Impian Indonesia Jaya dan Virus AHR

Di sela kegiatannya mengikuti konferensi internasional di Chicago, Professor Ari Handono Ramelan menyempatkan untuk berbagi perspektif hal doa dan impiannya akan Indonesia yang jaya di masa depan. Ketika diungkapkan perasaan bangganya karena ditempatkan dengan sangat penuh hormat untuk duduk satu meja dengan lima tokoh besar dalam bidang fisika material dunia termasuk diantaranya pemenang Hadiah Nobel tahun 1985  Professor Klaus von Klitzing dari Max Planck Institute, para pembaca di millist sebelasmaret@yahoogroups merasa takjub. Saya merasakan ungkapan sangat sangat tulus dan penuh respek dari sejawat yang merasa terinspirasi oleh semangat dan kecintaan seorang Ari Handono Ramelan itu. Bahkan, seorang sejawat muda saya yang sangat kreatif dan produktif dalam karya menggunakan kalimat pendek ‘…really proud of you professor..’ sebagai ungkapan respeknya.

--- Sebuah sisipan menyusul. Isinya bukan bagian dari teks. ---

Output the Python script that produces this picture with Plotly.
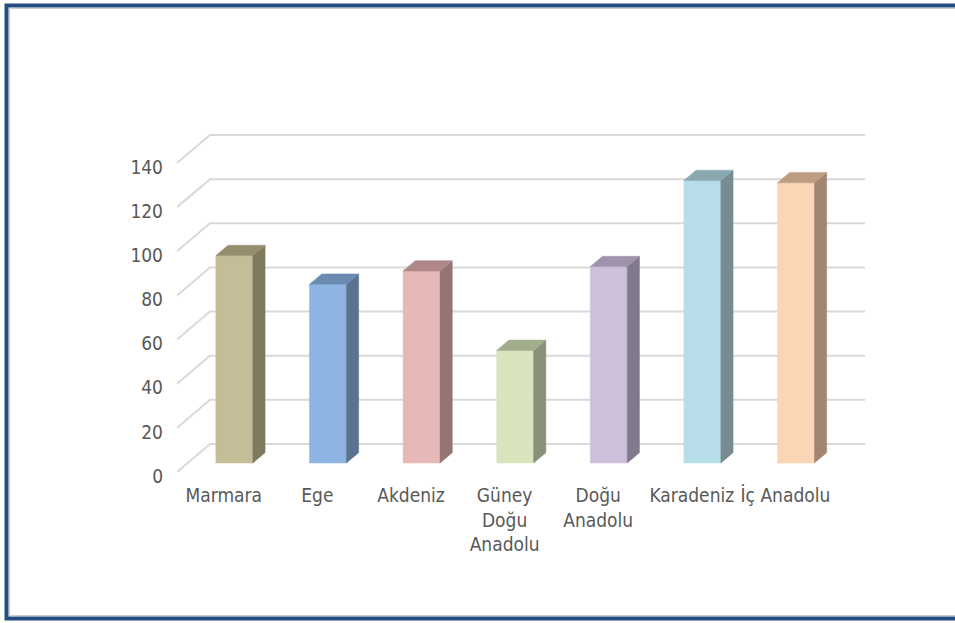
import plotly.graph_objects as go

# ---- data ----
categories = ["Marmara", "Ege", "Akdeniz", "Güney<br>Doğu<br>Anadolu", "Doğu<br>Anadolu", "Karadeniz", "İç Anadolu"]
values = [94, 81, 87, 51, 89, 128, 127]
front_colors = ["#C4BD97", "#8DB4E2", "#E6B8B7", "#D8E4BC", "#CCC0DA", "#B7DEE8", "#FCD5B4"]
side_colors = ["#7F7A5D", "#5A7392", "#957574", "#8A9078", "#807A8C", "#778C91", "#A38671"]
top_colors = ["#948E6F", "#6A8AB0", "#AF8786", "#A2AD8C", "#9E93AA", "#8AA8B0", "#BD9E83"]
y_ticks = [0, 20, 40, 60, 80, 100, 120, 140]

# ---- 3D projection parameters (in axis units) ----
DX = 0.3526      # full floor depth, horizontal (category units)
DY = 12.69       # full floor depth, vertical (value units)
F0, F1 = 0.32, 0.69  # bar front/back depth fractions
BAR_W = 0.395
n = len(categories)
XL, XR = -0.5, n - 0.5

# figure pixel layout
W, H = 955, 623
L, R, T, B = 177, 85, 100, 151
pw, ph = W - L - R, H - T - B
x_range = [XL, XL + pw / 93.6]
y_range = [0, ph / 2.207]

GRID = "#D9D9D9"
TXT = "#595959"
FONT = "Liberation Sans Narrow, DejaVu Sans Condensed, Roboto, sans-serif"

fig = go.Figure()

# gridlines: diagonal on the side wall + horizontal on the back wall
gx, gy = [], []
for v in y_ticks:
    gx += [XL, XL + DX, XR + DX, None]
    gy += [v, v + DY, v + DY, None]
fig.add_trace(go.Scatter(x=gx, y=gy, mode="lines", line=dict(color=GRID, width=2),
                         hoverinfo="skip", showlegend=False))

# bars
for i, v in enumerate(values):
    xl = i - BAR_W / 2 + F0 * DX
    xr = i + BAR_W / 2 + F0 * DX
    b = F0 * DY
    ddx = (F1 - F0) * DX
    ddy = (F1 - F0) * DY
    # front face
    fig.add_trace(go.Scatter(x=[xl, xr, xr, xl, xl], y=[b, b, b + v, b + v, b],
                             fill="toself", fillcolor=front_colors[i], mode="lines",
                             line=dict(color=front_colors[i], width=0.5),
                             hoverinfo="skip", showlegend=False))
    # side face
    fig.add_trace(go.Scatter(x=[xr, xr + ddx, xr + ddx, xr, xr],
                             y=[b, b + ddy, b + v + ddy, b + v, b],
                             fill="toself", fillcolor=side_colors[i], mode="lines",
                             line=dict(color=side_colors[i], width=0.5),
                             hoverinfo="skip", showlegend=False))
    # top face
    fig.add_trace(go.Scatter(x=[xl, xr, xr + ddx, xl + ddx, xl],
                             y=[b + v, b + v, b + v + ddy, b + v + ddy, b + v],
                             fill="toself", fillcolor=top_colors[i], mode="lines",
                             line=dict(color=top_colors[i], width=0.5),
                             hoverinfo="skip", showlegend=False))

# frame (in paper coords converted from pixels)
def px_x(p):
    return (p - L) / pw

def px_y(p):
    return (H - B - p) / ph

fig.add_shape(type="rect", xref="paper", yref="paper",
              x0=px_x(6.5), x1=px_x(1010), y0=px_y(5.5), y1=px_y(618.5),
              line=dict(color="#254D7F", width=4), fillcolor="rgba(0,0,0,0)")
fig.add_shape(type="rect", xref="paper", yref="paper",
              x0=px_x(9.5), x1=px_x(1010), y0=px_y(8.5), y1=px_y(615.5),
              line=dict(color="#C8CCD2", width=1), fillcolor="rgba(0,0,0,0)")

fig.update_layout(
    width=W, height=H, autosize=False,
    margin=dict(l=L, r=R, t=T, b=B),
    paper_bgcolor="white", plot_bgcolor="white",
    showlegend=False,
    font=dict(family=FONT, size=19, color=TXT),
    xaxis=dict(range=x_range, tickvals=list(range(n)), ticktext=categories,
               showgrid=False, zeroline=False, showline=False,
               ticks="outside", ticklen=6, tickcolor="rgba(0,0,0,0)",
               tickangle=0, fixedrange=True),
    yaxis=dict(range=y_range, tickvals=y_ticks, showgrid=False, zeroline=False,
               showline=False, ticks="", ticklabelstandoff=13, ticklabelshift=4,
               fixedrange=True),
)

fig.write_html("out.html")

Nyata benar bahwa kehidupan dalam Rumah Besar kita rindu pada lebih banyak sosok yang menginspirasi. Teladan yang mampu menjadi pendorong untuk bergeraknya mesin berkreasi; dengan kecintaan, tanpa basa-basi. Virus AHR yang menyebabkan seorang scholar selalu produktif; datang sangat pagi dan pulang malam karena impian mestinya dapat di-clone dan kemudian disebar secara bersemangat agar menjadi endemik di Rumah Besar kita.

Gaya bertutur yang banyak menyertakan ‘kenakalan’ nan tak dipilih oleh para Guru Besar lainnya serta perilaku interaksi yang sangat egaliter justru menjadi semacam branding yang kuat dan dirindukan. Mengapa demikian? Sebagai kawan dekat dan teman diskusi dalam sangat banyak hal, saya mengetahui bahwa itu terjadi karena dilakukan dengan kecintaan. Jiwa yang dipenuhi rasa cinta itu selalu memberi dengan tanpa [memikirkan banyak] syarat. Dalam suatu bincang kecil ia pernah berkata kepada saya bahwa anugerah kehormatan sebagai seorang Guru Besar baginya tidak menyertakan pilihan melainkan perwujudan tindakan dan cara berkarya dengan kemampuan terbaik disertai integritas kuat tanpa henti.

Lalu jika kembali berbincang hal kenakalan. Saya sempat berpikir di dalam hati sendainya saja Ari Handono Ramelan [dan seorang lagi Guru Besar hebat lainnya] berkenan melepas sebentar ‘kenakalan mereka’ dan berkenan menerima insentif bernilai tiga puluh juta untuk meningkatkan indeks publikasi internasional kita, maka terdapat jaminan menenteramkan setidaknya kontribusi publikasi dari mereka berdua.

Ah ternyata justru ‘kenakalan mereka’ itu benar. Bahwa tidak mengambil pilihan tiga puluh juta itu lalu kemudian memilih cara lain untuk menyumbang peningkatan indeks publikasi internasional kini terbukti menyajikan hikmah kepada kita semua; bahwa kecintaan, integritas, dan hasrat berprestasi yang berketulusan bukan saja menjadi jalan untuk munculnya alternatif pilihan bijaksana dan menyajikan dampak dalam berkarya, bahkan [mestinya] membuka [mata hati kita akan] pilihan cara pandang yang lebih elegan bagi kita semua untuk menghormati kesejatian Jabatan Guru Besar.

Terima kasih Professor AHR; semoga [semangat berkarya dan perilaku interaksi nan sangat egaliter itu] menjadi virus yang sangat sangat endemik.